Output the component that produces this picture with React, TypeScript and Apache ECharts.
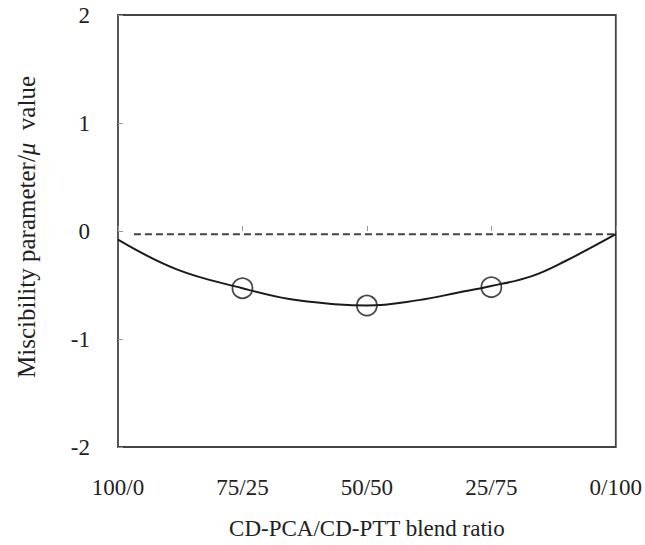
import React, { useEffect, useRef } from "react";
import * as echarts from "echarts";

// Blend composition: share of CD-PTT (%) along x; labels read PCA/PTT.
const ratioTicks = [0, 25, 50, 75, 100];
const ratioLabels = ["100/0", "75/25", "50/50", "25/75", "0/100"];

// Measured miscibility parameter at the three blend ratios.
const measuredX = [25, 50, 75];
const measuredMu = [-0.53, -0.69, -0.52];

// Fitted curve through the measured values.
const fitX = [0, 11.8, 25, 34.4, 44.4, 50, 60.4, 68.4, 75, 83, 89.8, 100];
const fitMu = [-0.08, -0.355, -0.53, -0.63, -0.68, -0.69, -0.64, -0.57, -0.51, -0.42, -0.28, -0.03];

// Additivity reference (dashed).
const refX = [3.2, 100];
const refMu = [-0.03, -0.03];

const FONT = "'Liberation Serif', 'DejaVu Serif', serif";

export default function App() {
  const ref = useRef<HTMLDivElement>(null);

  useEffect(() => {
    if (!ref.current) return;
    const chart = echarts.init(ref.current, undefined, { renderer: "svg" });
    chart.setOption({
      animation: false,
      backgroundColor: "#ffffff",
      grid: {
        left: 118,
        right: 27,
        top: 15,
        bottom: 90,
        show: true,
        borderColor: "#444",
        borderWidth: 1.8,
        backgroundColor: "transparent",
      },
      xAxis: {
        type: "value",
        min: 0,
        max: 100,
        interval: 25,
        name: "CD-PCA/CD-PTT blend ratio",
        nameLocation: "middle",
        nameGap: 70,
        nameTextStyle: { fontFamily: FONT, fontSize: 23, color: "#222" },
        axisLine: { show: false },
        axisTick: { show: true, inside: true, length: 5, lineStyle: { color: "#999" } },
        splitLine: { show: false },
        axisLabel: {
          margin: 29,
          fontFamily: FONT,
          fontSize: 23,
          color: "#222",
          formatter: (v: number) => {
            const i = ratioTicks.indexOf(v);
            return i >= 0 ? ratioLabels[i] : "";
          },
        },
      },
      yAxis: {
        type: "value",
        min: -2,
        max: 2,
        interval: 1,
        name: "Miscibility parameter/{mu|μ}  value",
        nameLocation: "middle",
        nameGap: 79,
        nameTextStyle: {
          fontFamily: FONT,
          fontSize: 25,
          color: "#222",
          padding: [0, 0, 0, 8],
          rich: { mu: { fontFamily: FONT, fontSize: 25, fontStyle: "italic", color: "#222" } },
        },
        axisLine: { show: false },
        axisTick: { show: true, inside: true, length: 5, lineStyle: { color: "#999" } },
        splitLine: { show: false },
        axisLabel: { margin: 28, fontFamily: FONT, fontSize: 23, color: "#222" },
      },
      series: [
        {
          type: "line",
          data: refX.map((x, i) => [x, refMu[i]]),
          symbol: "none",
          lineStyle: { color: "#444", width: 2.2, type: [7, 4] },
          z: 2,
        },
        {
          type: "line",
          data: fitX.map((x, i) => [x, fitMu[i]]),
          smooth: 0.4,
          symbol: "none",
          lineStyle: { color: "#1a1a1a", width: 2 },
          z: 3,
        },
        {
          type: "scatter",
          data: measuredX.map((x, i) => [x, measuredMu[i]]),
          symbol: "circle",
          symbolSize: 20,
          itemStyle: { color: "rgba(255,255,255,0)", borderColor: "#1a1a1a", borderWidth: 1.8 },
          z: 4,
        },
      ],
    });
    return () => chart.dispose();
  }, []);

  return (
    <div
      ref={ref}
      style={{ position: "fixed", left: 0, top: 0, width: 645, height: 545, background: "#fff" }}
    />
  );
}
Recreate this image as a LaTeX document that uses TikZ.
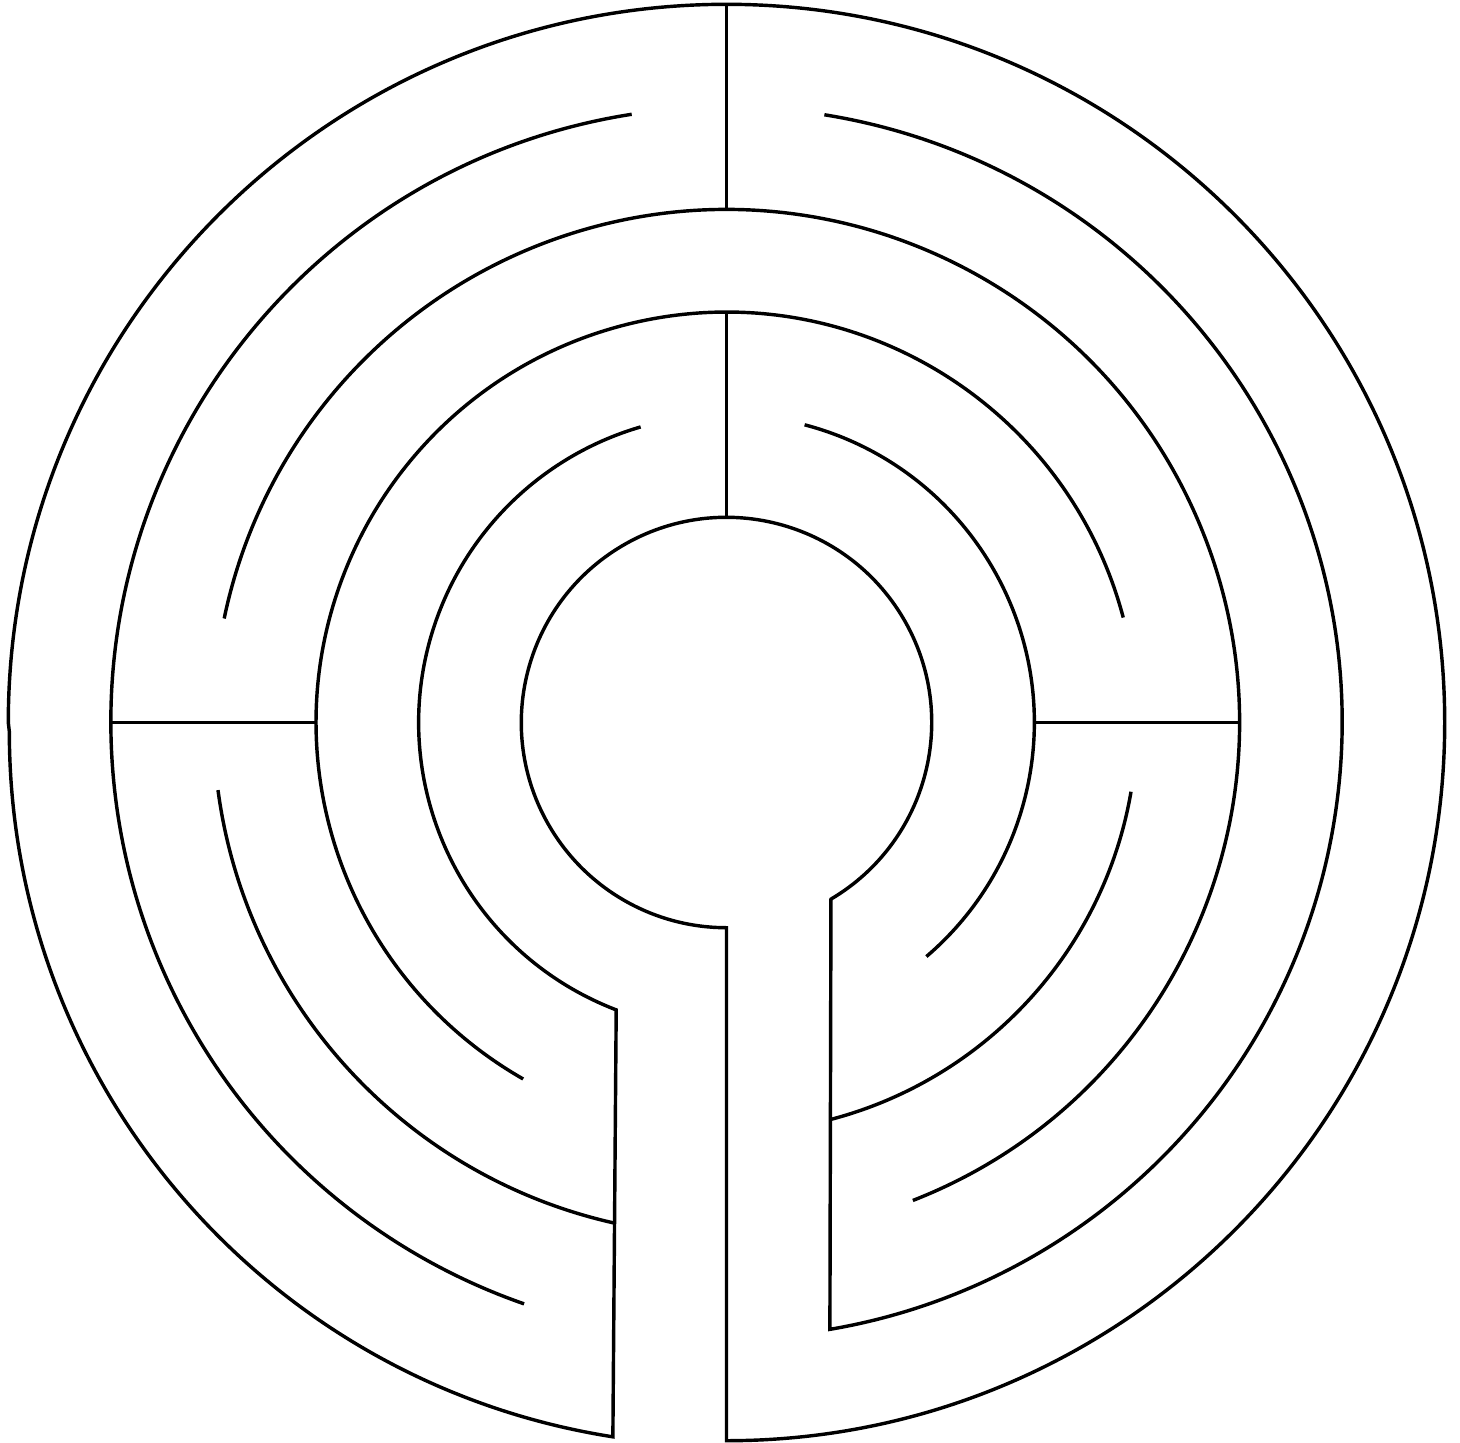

• Task to carry out: Only lines belong in the copy: transcribe those from the start of the data through the line that contains "const measuredMu = [-0.53, -0.69, -0.52];", and skip the pictures.

• Answer for the task:
Output the component that produces this picture with React, TypeScript and Apache ECharts.
import React, { useEffect, useRef } from "react";
import * as echarts from "echarts";

// Blend composition: share of CD-PTT (%) along x; labels read PCA/PTT.
const ratioTicks = [0, 25, 50, 75, 100];
const ratioLabels = ["100/0", "75/25", "50/50", "25/75", "0/100"];

// Measured miscibility parameter at the three blend ratios.
const measuredX = [25, 50, 75];
const measuredMu = [-0.53, -0.69, -0.52];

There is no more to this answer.